Cette audace de pensée découle de la liberté reçue par le baptême : une liberté intérieure, une ouverture à la Parole de Dieu qui éclaire la conscience et dépasse les enfermements d’un repli identitaire. Le pape exhorte ainsi à vivre cette liberté dans la cité, en étant présents au monde, témoins d’une humanité réconciliée et pleine d’espérance.

Une vision prophétique pour l’éducation catholique
En proclamant Newman docteur de l’Église, Léon XIV donne un nouvel élan à la mission éducative catholique. Le cardinal anglais devient symboliquement le compagnon spirituel des éducateurs qui cheminent pour faire vivre l’Évangile au cœur des écoles, collèges et universités. Cette proclamation résonne comme un signe prophétique dans un monde marqué par les doutes, les fractures et les défis intenses.
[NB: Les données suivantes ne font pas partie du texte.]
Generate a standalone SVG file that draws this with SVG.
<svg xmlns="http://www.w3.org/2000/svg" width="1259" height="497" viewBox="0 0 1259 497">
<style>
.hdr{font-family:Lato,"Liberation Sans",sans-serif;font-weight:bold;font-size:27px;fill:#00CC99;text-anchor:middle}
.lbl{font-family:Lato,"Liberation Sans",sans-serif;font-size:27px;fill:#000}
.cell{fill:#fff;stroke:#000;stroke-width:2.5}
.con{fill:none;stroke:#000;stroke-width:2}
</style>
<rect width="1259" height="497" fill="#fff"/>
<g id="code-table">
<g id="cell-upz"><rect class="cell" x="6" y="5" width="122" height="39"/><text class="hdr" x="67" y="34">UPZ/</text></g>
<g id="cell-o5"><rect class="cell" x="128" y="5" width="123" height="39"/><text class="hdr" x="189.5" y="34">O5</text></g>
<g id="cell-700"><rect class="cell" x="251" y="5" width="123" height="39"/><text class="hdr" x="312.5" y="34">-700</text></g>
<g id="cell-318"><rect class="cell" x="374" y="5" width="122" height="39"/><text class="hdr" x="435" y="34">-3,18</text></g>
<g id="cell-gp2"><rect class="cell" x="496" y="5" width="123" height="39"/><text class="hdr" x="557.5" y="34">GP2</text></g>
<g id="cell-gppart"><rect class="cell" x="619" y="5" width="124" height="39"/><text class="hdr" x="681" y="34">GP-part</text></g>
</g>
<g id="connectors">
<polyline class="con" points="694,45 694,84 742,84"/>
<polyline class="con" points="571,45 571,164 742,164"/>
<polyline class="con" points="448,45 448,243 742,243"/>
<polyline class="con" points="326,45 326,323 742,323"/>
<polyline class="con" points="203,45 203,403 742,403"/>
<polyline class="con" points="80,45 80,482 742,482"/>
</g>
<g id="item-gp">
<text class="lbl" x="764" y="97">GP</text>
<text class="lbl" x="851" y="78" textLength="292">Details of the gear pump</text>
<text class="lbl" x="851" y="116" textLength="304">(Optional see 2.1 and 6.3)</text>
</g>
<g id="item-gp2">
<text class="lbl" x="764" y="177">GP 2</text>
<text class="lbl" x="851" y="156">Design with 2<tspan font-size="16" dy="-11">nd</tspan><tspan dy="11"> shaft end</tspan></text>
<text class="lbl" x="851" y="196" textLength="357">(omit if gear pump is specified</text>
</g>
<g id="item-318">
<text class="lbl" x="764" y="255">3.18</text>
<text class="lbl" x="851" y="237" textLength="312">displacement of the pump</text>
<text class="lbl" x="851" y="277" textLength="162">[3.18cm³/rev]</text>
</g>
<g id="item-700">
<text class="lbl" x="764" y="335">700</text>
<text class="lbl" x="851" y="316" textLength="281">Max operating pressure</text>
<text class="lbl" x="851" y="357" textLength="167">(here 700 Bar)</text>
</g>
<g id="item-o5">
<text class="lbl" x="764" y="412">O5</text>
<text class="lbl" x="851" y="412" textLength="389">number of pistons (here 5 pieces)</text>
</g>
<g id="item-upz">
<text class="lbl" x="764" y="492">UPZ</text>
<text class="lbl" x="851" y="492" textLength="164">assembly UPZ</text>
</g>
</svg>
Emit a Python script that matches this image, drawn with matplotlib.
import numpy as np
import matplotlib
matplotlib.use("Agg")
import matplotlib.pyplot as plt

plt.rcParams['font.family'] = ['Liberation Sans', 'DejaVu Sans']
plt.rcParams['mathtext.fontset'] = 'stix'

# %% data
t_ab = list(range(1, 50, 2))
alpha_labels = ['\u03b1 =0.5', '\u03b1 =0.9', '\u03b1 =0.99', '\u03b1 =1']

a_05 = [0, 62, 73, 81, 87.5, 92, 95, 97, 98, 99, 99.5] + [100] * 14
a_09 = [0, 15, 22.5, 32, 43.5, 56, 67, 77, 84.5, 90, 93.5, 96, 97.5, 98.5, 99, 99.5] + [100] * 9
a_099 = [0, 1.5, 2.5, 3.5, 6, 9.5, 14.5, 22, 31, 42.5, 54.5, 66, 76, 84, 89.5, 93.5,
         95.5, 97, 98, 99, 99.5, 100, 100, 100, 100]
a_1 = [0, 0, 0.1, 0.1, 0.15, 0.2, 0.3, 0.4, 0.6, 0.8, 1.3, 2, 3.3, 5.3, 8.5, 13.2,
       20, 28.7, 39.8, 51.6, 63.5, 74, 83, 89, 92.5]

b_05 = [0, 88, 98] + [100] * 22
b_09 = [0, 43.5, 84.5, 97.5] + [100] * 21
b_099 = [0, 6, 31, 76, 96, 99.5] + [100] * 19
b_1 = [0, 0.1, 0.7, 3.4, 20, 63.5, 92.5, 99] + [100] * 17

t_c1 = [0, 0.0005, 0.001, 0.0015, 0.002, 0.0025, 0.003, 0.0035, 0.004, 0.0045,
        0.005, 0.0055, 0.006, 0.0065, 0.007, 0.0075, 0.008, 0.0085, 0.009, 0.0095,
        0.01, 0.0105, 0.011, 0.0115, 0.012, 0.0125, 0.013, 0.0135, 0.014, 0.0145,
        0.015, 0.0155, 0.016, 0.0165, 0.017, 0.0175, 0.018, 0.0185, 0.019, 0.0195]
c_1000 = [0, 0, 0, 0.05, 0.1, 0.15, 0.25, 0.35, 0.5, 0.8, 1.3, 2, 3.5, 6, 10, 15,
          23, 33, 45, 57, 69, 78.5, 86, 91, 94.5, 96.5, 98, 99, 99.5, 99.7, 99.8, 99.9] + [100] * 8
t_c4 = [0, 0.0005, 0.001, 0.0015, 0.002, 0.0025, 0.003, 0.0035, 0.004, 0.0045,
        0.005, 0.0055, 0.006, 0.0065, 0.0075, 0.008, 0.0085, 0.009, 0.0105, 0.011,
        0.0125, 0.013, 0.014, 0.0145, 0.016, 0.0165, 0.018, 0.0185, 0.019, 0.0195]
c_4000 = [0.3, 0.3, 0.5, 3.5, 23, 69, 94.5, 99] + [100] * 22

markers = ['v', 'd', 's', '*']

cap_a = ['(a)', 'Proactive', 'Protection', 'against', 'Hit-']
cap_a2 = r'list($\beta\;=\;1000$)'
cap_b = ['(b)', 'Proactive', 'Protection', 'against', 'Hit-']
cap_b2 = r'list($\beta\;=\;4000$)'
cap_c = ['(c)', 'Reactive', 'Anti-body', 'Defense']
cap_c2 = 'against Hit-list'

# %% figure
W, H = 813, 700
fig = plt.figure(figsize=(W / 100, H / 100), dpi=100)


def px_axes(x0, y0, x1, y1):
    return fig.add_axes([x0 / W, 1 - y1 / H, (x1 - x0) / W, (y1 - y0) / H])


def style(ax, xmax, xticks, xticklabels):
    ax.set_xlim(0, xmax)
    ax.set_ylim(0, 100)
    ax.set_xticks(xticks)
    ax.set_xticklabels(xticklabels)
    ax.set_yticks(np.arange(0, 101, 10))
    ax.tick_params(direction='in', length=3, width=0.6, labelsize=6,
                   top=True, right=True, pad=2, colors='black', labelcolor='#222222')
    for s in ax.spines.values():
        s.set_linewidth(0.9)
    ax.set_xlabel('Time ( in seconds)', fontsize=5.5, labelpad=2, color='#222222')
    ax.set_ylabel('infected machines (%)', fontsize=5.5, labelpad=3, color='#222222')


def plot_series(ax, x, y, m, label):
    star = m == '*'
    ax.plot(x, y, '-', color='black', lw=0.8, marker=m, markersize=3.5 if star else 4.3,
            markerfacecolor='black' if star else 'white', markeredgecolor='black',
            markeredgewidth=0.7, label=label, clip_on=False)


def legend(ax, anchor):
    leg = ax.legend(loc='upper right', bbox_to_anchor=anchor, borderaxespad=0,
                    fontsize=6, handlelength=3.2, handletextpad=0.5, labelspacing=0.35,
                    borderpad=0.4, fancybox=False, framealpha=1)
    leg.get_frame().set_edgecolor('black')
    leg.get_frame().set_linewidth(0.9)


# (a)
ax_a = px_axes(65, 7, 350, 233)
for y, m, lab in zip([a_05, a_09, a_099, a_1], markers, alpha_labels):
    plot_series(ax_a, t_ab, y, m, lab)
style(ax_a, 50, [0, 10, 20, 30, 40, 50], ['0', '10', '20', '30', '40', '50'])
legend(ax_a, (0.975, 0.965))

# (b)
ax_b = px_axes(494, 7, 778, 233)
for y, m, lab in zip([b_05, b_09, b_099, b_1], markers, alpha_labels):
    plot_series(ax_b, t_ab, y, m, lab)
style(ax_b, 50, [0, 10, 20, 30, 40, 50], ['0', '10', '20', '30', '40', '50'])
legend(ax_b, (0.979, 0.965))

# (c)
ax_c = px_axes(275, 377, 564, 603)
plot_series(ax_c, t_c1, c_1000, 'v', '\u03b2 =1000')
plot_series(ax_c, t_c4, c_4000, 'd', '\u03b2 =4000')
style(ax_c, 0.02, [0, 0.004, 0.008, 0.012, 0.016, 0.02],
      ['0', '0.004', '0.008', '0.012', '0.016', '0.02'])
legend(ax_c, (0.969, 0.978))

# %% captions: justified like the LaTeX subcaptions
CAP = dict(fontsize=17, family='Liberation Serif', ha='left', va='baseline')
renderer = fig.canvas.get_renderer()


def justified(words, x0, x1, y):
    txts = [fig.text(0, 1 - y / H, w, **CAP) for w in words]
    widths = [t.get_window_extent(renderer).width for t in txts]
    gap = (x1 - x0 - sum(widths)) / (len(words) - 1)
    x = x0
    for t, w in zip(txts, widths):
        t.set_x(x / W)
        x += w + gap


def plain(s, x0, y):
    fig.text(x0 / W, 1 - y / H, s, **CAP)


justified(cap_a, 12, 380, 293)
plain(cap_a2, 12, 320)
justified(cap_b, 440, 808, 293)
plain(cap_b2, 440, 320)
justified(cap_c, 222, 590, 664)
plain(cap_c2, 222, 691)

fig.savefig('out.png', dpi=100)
Elle invite à une pédagogie qui forme non seulement à la connaissance, mais à la vie bonne, aux valeurs humaines et chrétiennes, au dépassement de soi.
Ce message s’inscrit dans le long héritage de l’Église, mais aussi dans une actualité vibrante où il est urgent de redonner aux jeunes générations des raisons de vivre avec confiance, responsabilité et joie. Dans cet esprit, Léon XIV a appelé à avancer « sans crainte, unis, main dans la main avec Dieu et les uns avec les autres ».